◆ **Task prompt**: Go through the entries below and retype them exactly, omitting each picture.

## begin Records for this task

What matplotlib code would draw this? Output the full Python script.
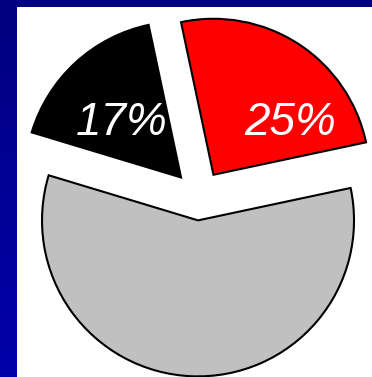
import numpy as np
import matplotlib.pyplot as plt
from matplotlib.colors import LinearSegmentedColormap
from matplotlib.patches import Rectangle

# slice data, in drawing order (clockwise from the top)
labels = ['Red', 'Gray', 'Black']
values = [25, 58, 17]
colors = ['#ff0000', '#c0c0c0', '#000000']
shown = [True, False, True]

W, H = 372, 377
R = 156
# pie() takes the explode offset in data units, here pixels
explode = [0.17 * R, 0.15 * R, 0.17 * R]

fig = plt.figure(figsize=(W / 100, H / 100), dpi=100)

# blue slide background with a vertical gradient
bg = fig.add_axes([0, 0, 1, 1])
grad = np.linspace(0, 1, 256).reshape(-1, 1)
cmap = LinearSegmentedColormap.from_list('slide', ['#000080', '#0000aa'])
bg.imshow(grad, aspect='auto', cmap=cmap, extent=[0, W, 0, H], origin='upper')
bg.set_xlim(0, W)
bg.set_ylim(0, H)
bg.axis('off')

ax = fig.add_axes([0, 0, 1, 1])
ax.add_patch(Rectangle((17, 0), W - 17, H - 7, facecolor='white', edgecolor='none'))

wedges, texts, autotexts = ax.pie(
    values, colors=colors, explode=explode, startangle=102, counterclock=False,
    center=(199, 180), radius=R, frame=True,
    autopct=lambda p: f'{p:.0f}%', pctdistance=0.6,
    wedgeprops=dict(edgecolor='black', linewidth=1.5),
    textprops=dict(color='white', fontsize=33, fontstyle='italic',
                   family=['Liberation Sans', 'DejaVu Sans']))

label_pos = {'Red': (290, 254), 'Black': (122, 254)}
for name, t, vis in zip(labels, autotexts, shown):
    t.set_visible(vis)
    if vis:
        t.set_position(label_pos[name])
        t.set_ha('center')
        t.set_va('center')

ax.set_xlim(0, W)
ax.set_ylim(0, H)
ax.axis('off')

fig.savefig('out.png', dpi=100)
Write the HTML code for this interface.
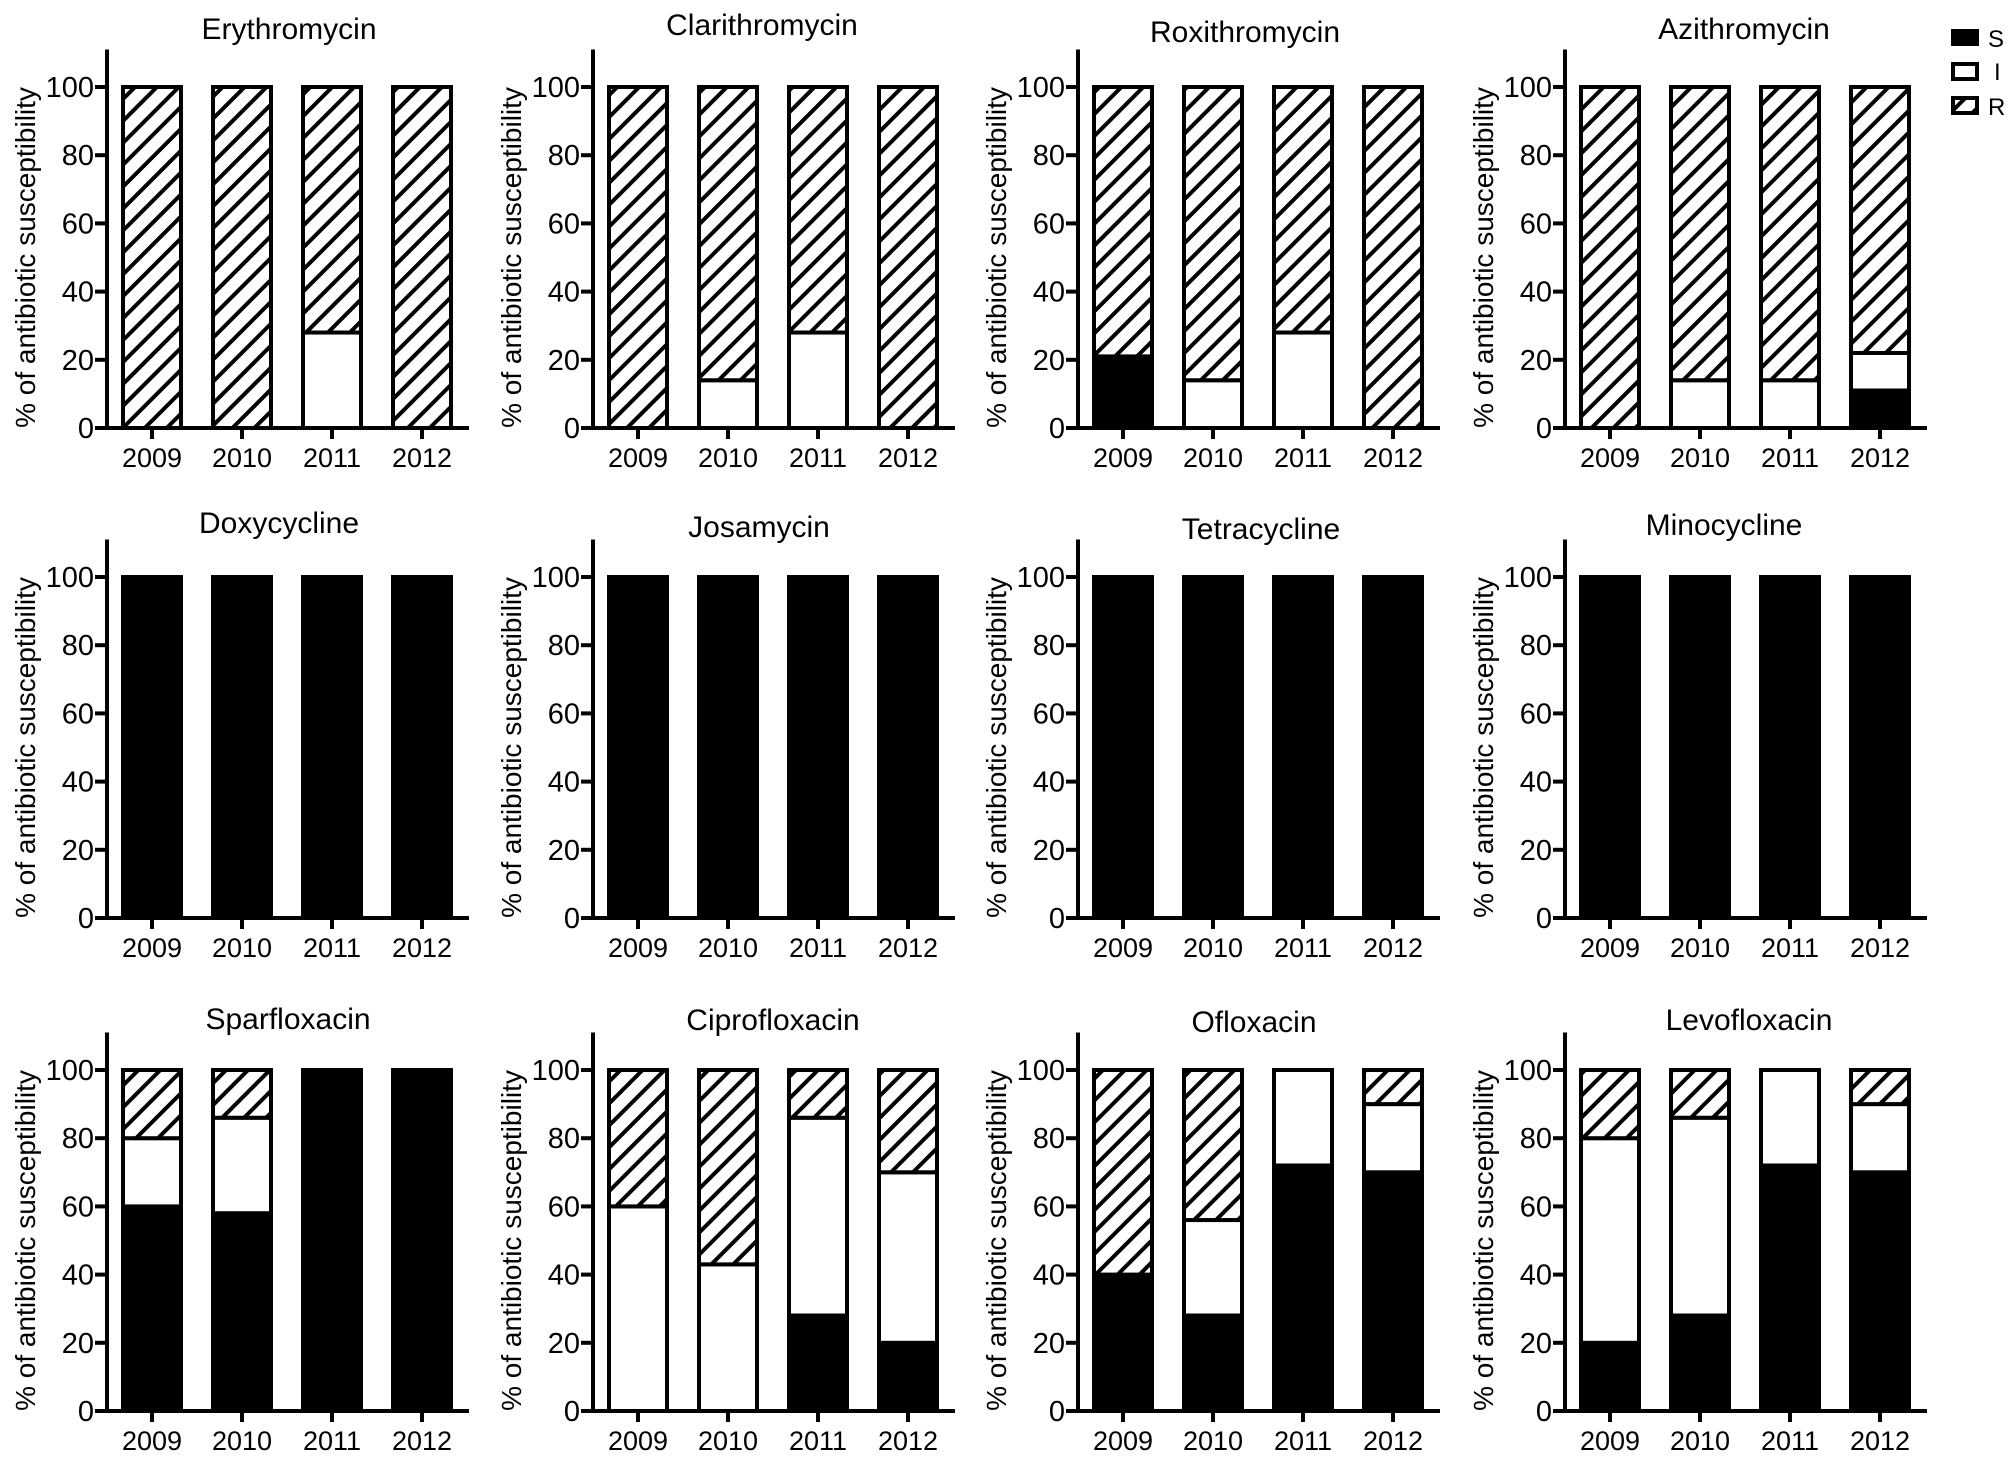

## end Records for this task

◆ **Answer in full**:
What matplotlib code would draw this? Output the full Python script.
import numpy as np
import matplotlib.pyplot as plt
from matplotlib.colors import LinearSegmentedColormap
from matplotlib.patches import Rectangle

# slice data, in drawing order (clockwise from the top)
labels = ['Red', 'Gray', 'Black']
values = [25, 58, 17]
colors = ['#ff0000', '#c0c0c0', '#000000']
shown = [True, False, True]

W, H = 372, 377
R = 156
# pie() takes the explode offset in data units, here pixels
explode = [0.17 * R, 0.15 * R, 0.17 * R]

fig = plt.figure(figsize=(W / 100, H / 100), dpi=100)

# blue slide background with a vertical gradient
bg = fig.add_axes([0, 0, 1, 1])
grad = np.linspace(0, 1, 256).reshape(-1, 1)
cmap = LinearSegmentedColormap.from_list('slide', ['#000080', '#0000aa'])
bg.imshow(grad, aspect='auto', cmap=cmap, extent=[0, W, 0, H], origin='upper')
bg.set_xlim(0, W)
bg.set_ylim(0, H)
bg.axis('off')

ax = fig.add_axes([0, 0, 1, 1])
ax.add_patch(Rectangle((17, 0), W - 17, H - 7, facecolor='white', edgecolor='none'))

wedges, texts, autotexts = ax.pie(
    values, colors=colors, explode=explode, startangle=102, counterclock=False,
    center=(199, 180), radius=R, frame=True,
    autopct=lambda p: f'{p:.0f}%', pctdistance=0.6,
    wedgeprops=dict(edgecolor='black', linewidth=1.5),
    textprops=dict(color='white', fontsize=33, fontstyle='italic',
                   family=['Liberation Sans', 'DejaVu Sans']))

label_pos = {'Red': (290, 254), 'Black': (122, 254)}
for name, t, vis in zip(labels, autotexts, shown):
    t.set_visible(vis)
    if vis:
        t.set_position(label_pos[name])
        t.set_ha('center')
        t.set_va('center')

ax.set_xlim(0, W)
ax.set_ylim(0, H)
ax.axis('off')

fig.savefig('out.png', dpi=100)
Write the HTML code for this interface.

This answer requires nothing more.